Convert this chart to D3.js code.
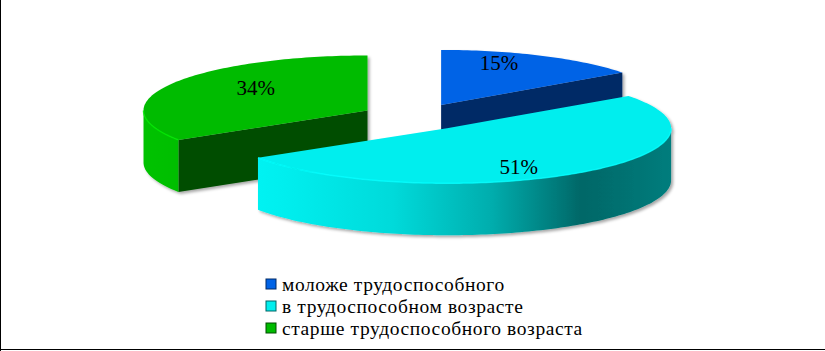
<!DOCTYPE html>
<html>
<head>
<meta charset="utf-8">
<script src="https://cdn.jsdelivr.net/npm/d3@7"></script>
<style>
  html, body { margin: 0; padding: 0; background: #fff; overflow: hidden; }
</style>
</head>
<body>
<div id="chart"></div>
<script>
// data
const categories = ["моложе трудоспособного", "в трудоспособном возрасте", "старше трудоспособного возраста"];
const shares = [15, 51, 34];
const shareLabels = ["15%", "51%", "34%"];
const topColors = ["#0063E6", "#00EEEE", "#00BB00"];
const faceColors = ["#002A66", "#006464", "#004D00"];

const width = 825, height = 351;
const cx = 416, cy = 117, rx = 224, ry = 55, depth = 52, explode = 0.247;
const drawOrder = [0, 2, 1]; // back slices first, front slice last

// unit circle -> ellipse on screen
const xScale = d3.scaleLinear().domain([-1, 1]).range([cx - rx, cx + rx]);
const yScale = d3.scaleLinear().domain([-1, 1]).range([cy - ry, cy + ry]);

const arcs = d3.pie().sort(null).value(d => d)(shares);
arcs.forEach((a, i) => {
    const mid = (a.startAngle + a.endAngle) / 2;
    a.mid = mid;
    a.ox = explode * Math.sin(mid);
    a.oy = -explode * Math.cos(mid);
    a.i = i;
});

const pt = (a, ang, r, z) => [
    xScale(a.ox + r * Math.sin(ang)),
    yScale(a.oy - r * Math.cos(ang)) + z
];
const arcPts = (a, a0, a1, z) => {
    const n = Math.max(2, Math.ceil((a1 - a0) / 0.02));
    return d3.range(n + 1).map(k => pt(a, a0 + (a1 - a0) * k / n, 1, z));
};
const line = d3.line();

const svg = d3.select("#chart").append("svg")
    .attr("width", width)
    .attr("height", height)
    .attr("viewBox", `0 0 ${width} ${height}`);

const defs = svg.append("defs");
defs.append("filter")
    .attr("id", "shadow")
    .attr("x", "-10%").attr("y", "-10%").attr("width", "120%").attr("height", "130%")
    .append("feDropShadow")
    .attr("dx", 2).attr("dy", 2)
    .attr("stdDeviation", 1.5)
    .attr("flood-color", "#000")
    .attr("flood-opacity", 0.35);

arcs.forEach(a => {
    const c = d3.color(topColors[a.i]);
    const g = defs.append("linearGradient")
        .attr("id", `wall${a.i}`)
        .attr("gradientUnits", "userSpaceOnUse")
        .attr("x1", xScale(a.ox - 1)).attr("x2", xScale(a.ox + 1))
        .attr("y1", 0).attr("y2", 0);
    [[0, c.brighter(0.1)], [0.14, c], [0.38, c.darker(0.25)], [0.6, c.darker(0.9)],
     [0.8, c.darker(2.35)], [1, c.darker(1.8)]]
        .forEach(([o, col]) => g.append("stop").attr("offset", o).attr("stop-color", col.formatHex()));
});

const pieG = svg.append("g").attr("class", "pie");

drawOrder.forEach(idx => {
    const a = arcs[idx];
    const g = pieG.append("g").attr("filter", "url(#shadow)");
    const s = a.startAngle, e = a.endAngle;

    // radial cut faces that face the viewer
    const faces = [];
    if (Math.sin(s) < -1e-6) faces.push(s);
    if (Math.sin(e) > 1e-6) faces.push(e);
    faces.forEach(ang => {
        g.append("path")
            .attr("d", line([pt(a, ang, 0, 0), pt(a, ang, 1, 0), pt(a, ang, 1, depth), pt(a, ang, 0, depth)]) + "Z")
            .attr("fill", faceColors[a.i]);
    });

    // outer curved wall (front half only)
    const w0 = Math.max(s, Math.PI / 2), w1 = Math.min(e, 3 * Math.PI / 2);
    if (w1 > w0) {
        const topArc = arcPts(a, w0, w1, 0);
        const botArc = arcPts(a, w0, w1, depth).reverse();
        g.append("path")
            .attr("d", line(topArc.concat(botArc)) + "Z")
            .attr("fill", `url(#wall${a.i})`);
    }

    // top face
    g.append("path")
        .attr("d", line([pt(a, 0, 0, 0)].concat(arcPts(a, s, e, 0))) + "Z")
        .attr("fill", topColors[a.i]);

    // rim highlight
    if (w1 > w0) {
        g.append("path")
            .attr("d", line(arcPts(a, w0, w1, 0)))
            .attr("fill", "none")
            .attr("stroke", d3.color(topColors[a.i]).brighter(0.6).formatHex())
            .attr("stroke-width", 1.5)
            .attr("opacity", 0.8);
    }
});

// percentage labels
pieG.selectAll("text.pct")
    .data(arcs)
    .join("text")
    .attr("class", "pct")
    .attr("x", a => xScale(a.ox + 0.57 * Math.sin(a.mid)))
    .attr("y", a => yScale(a.oy - 0.85 * Math.cos(a.mid)))
    .attr("text-anchor", "middle")
    .attr("dominant-baseline", "central")
    .style("font-family", "'Liberation Serif', 'Times New Roman', serif")
    .style("font-size", "21px")
    .attr("fill", "#000")
    .text(a => shareLabels[a.i]);

// legend
const legendY = d3.scalePoint().domain(categories).range([284, 328]);
const legend = svg.append("g").attr("class", "legend");
const items = legend.selectAll("g")
    .data(categories)
    .join("g")
    .attr("transform", d => `translate(266, ${legendY(d)})`);
items.append("rect")
    .attr("x", 0).attr("y", -5)
    .attr("width", 10).attr("height", 10)
    .attr("fill", (d, i) => topColors[i])
    .attr("stroke", (d, i) => faceColors[i])
    .attr("stroke-width", 1);
items.append("text")
    .attr("x", 16)
    .attr("y", 0)
    .attr("dominant-baseline", "central")
    .style("font-family", "'Liberation Serif', 'Times New Roman', serif")
    .style("font-size", "19.5px")
    .style("letter-spacing", "0.6px")
    .attr("fill", "#000")
    .text(d => d);

// frame edges
svg.append("line").attr("x1", 0.5).attr("x2", 0.5).attr("y1", 0).attr("y2", height)
    .attr("stroke", "#000");
svg.append("line").attr("x1", 0).attr("x2", width).attr("y1", 349.5).attr("y2", 349.5)
    .attr("stroke", "#000");
</script>
</body>
</html>
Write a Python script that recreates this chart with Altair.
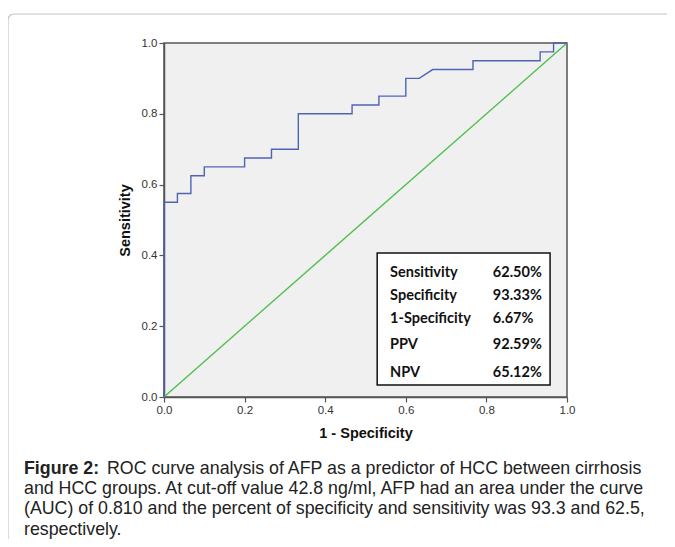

* * * * * * *

> _What you need to do_
The records above must be transcribed exactly. Pictures are left out of the copy.

> _Task output_
Convert this chart to D3.js code.
<!DOCTYPE html>
<html>
<head>
<meta charset="utf-8">
<script src="https://cdn.jsdelivr.net/npm/d3@7"></script>
<style>
  html, body { margin: 0; padding: 0; background: #fff; overflow: hidden; }
</style>
</head>
<body>
<div id="chart"></div>
<script>
// data
const categories = ["моложе трудоспособного", "в трудоспособном возрасте", "старше трудоспособного возраста"];
const shares = [15, 51, 34];
const shareLabels = ["15%", "51%", "34%"];
const topColors = ["#0063E6", "#00EEEE", "#00BB00"];
const faceColors = ["#002A66", "#006464", "#004D00"];

const width = 825, height = 351;
const cx = 416, cy = 117, rx = 224, ry = 55, depth = 52, explode = 0.247;
const drawOrder = [0, 2, 1]; // back slices first, front slice last

// unit circle -> ellipse on screen
const xScale = d3.scaleLinear().domain([-1, 1]).range([cx - rx, cx + rx]);
const yScale = d3.scaleLinear().domain([-1, 1]).range([cy - ry, cy + ry]);

const arcs = d3.pie().sort(null).value(d => d)(shares);
arcs.forEach((a, i) => {
    const mid = (a.startAngle + a.endAngle) / 2;
    a.mid = mid;
    a.ox = explode * Math.sin(mid);
    a.oy = -explode * Math.cos(mid);
    a.i = i;
});

const pt = (a, ang, r, z) => [
    xScale(a.ox + r * Math.sin(ang)),
    yScale(a.oy - r * Math.cos(ang)) + z
];
const arcPts = (a, a0, a1, z) => {
    const n = Math.max(2, Math.ceil((a1 - a0) / 0.02));
    return d3.range(n + 1).map(k => pt(a, a0 + (a1 - a0) * k / n, 1, z));
};
const line = d3.line();

const svg = d3.select("#chart").append("svg")
    .attr("width", width)
    .attr("height", height)
    .attr("viewBox", `0 0 ${width} ${height}`);

const defs = svg.append("defs");
defs.append("filter")
    .attr("id", "shadow")
    .attr("x", "-10%").attr("y", "-10%").attr("width", "120%").attr("height", "130%")
    .append("feDropShadow")
    .attr("dx", 2).attr("dy", 2)
    .attr("stdDeviation", 1.5)
    .attr("flood-color", "#000")
    .attr("flood-opacity", 0.35);

arcs.forEach(a => {
    const c = d3.color(topColors[a.i]);
    const g = defs.append("linearGradient")
        .attr("id", `wall${a.i}`)
        .attr("gradientUnits", "userSpaceOnUse")
        .attr("x1", xScale(a.ox - 1)).attr("x2", xScale(a.ox + 1))
        .attr("y1", 0).attr("y2", 0);
    [[0, c.brighter(0.1)], [0.14, c], [0.38, c.darker(0.25)], [0.6, c.darker(0.9)],
     [0.8, c.darker(2.35)], [1, c.darker(1.8)]]
        .forEach(([o, col]) => g.append("stop").attr("offset", o).attr("stop-color", col.formatHex()));
});

const pieG = svg.append("g").attr("class", "pie");

drawOrder.forEach(idx => {
    const a = arcs[idx];
    const g = pieG.append("g").attr("filter", "url(#shadow)");
    const s = a.startAngle, e = a.endAngle;

    // radial cut faces that face the viewer
    const faces = [];
    if (Math.sin(s) < -1e-6) faces.push(s);
    if (Math.sin(e) > 1e-6) faces.push(e);
    faces.forEach(ang => {
        g.append("path")
            .attr("d", line([pt(a, ang, 0, 0), pt(a, ang, 1, 0), pt(a, ang, 1, depth), pt(a, ang, 0, depth)]) + "Z")
            .attr("fill", faceColors[a.i]);
    });

    // outer curved wall (front half only)
    const w0 = Math.max(s, Math.PI / 2), w1 = Math.min(e, 3 * Math.PI / 2);
    if (w1 > w0) {
        const topArc = arcPts(a, w0, w1, 0);
        const botArc = arcPts(a, w0, w1, depth).reverse();
        g.append("path")
            .attr("d", line(topArc.concat(botArc)) + "Z")
            .attr("fill", `url(#wall${a.i})`);
    }

    // top face
    g.append("path")
        .attr("d", line([pt(a, 0, 0, 0)].concat(arcPts(a, s, e, 0))) + "Z")
        .attr("fill", topColors[a.i]);

    // rim highlight
    if (w1 > w0) {
        g.append("path")
            .attr("d", line(arcPts(a, w0, w1, 0)))
            .attr("fill", "none")
            .attr("stroke", d3.color(topColors[a.i]).brighter(0.6).formatHex())
            .attr("stroke-width", 1.5)
            .attr("opacity", 0.8);
    }
});

// percentage labels
pieG.selectAll("text.pct")
    .data(arcs)
    .join("text")
    .attr("class", "pct")
    .attr("x", a => xScale(a.ox + 0.57 * Math.sin(a.mid)))
    .attr("y", a => yScale(a.oy - 0.85 * Math.cos(a.mid)))
    .attr("text-anchor", "middle")
    .attr("dominant-baseline", "central")
    .style("font-family", "'Liberation Serif', 'Times New Roman', serif")
    .style("font-size", "21px")
    .attr("fill", "#000")
    .text(a => shareLabels[a.i]);

// legend
const legendY = d3.scalePoint().domain(categories).range([284, 328]);
const legend = svg.append("g").attr("class", "legend");
const items = legend.selectAll("g")
    .data(categories)
    .join("g")
    .attr("transform", d => `translate(266, ${legendY(d)})`);
items.append("rect")
    .attr("x", 0).attr("y", -5)
    .attr("width", 10).attr("height", 10)
    .attr("fill", (d, i) => topColors[i])
    .attr("stroke", (d, i) => faceColors[i])
    .attr("stroke-width", 1);
items.append("text")
    .attr("x", 16)
    .attr("y", 0)
    .attr("dominant-baseline", "central")
    .style("font-family", "'Liberation Serif', 'Times New Roman', serif")
    .style("font-size", "19.5px")
    .style("letter-spacing", "0.6px")
    .attr("fill", "#000")
    .text(d => d);

// frame edges
svg.append("line").attr("x1", 0.5).attr("x2", 0.5).attr("y1", 0).attr("y2", height)
    .attr("stroke", "#000");
svg.append("line").attr("x1", 0).attr("x2", width).attr("y1", 349.5).attr("y2", 349.5)
    .attr("stroke", "#000");
</script>
</body>
</html>
Write a Python script that recreates this chart with Altair.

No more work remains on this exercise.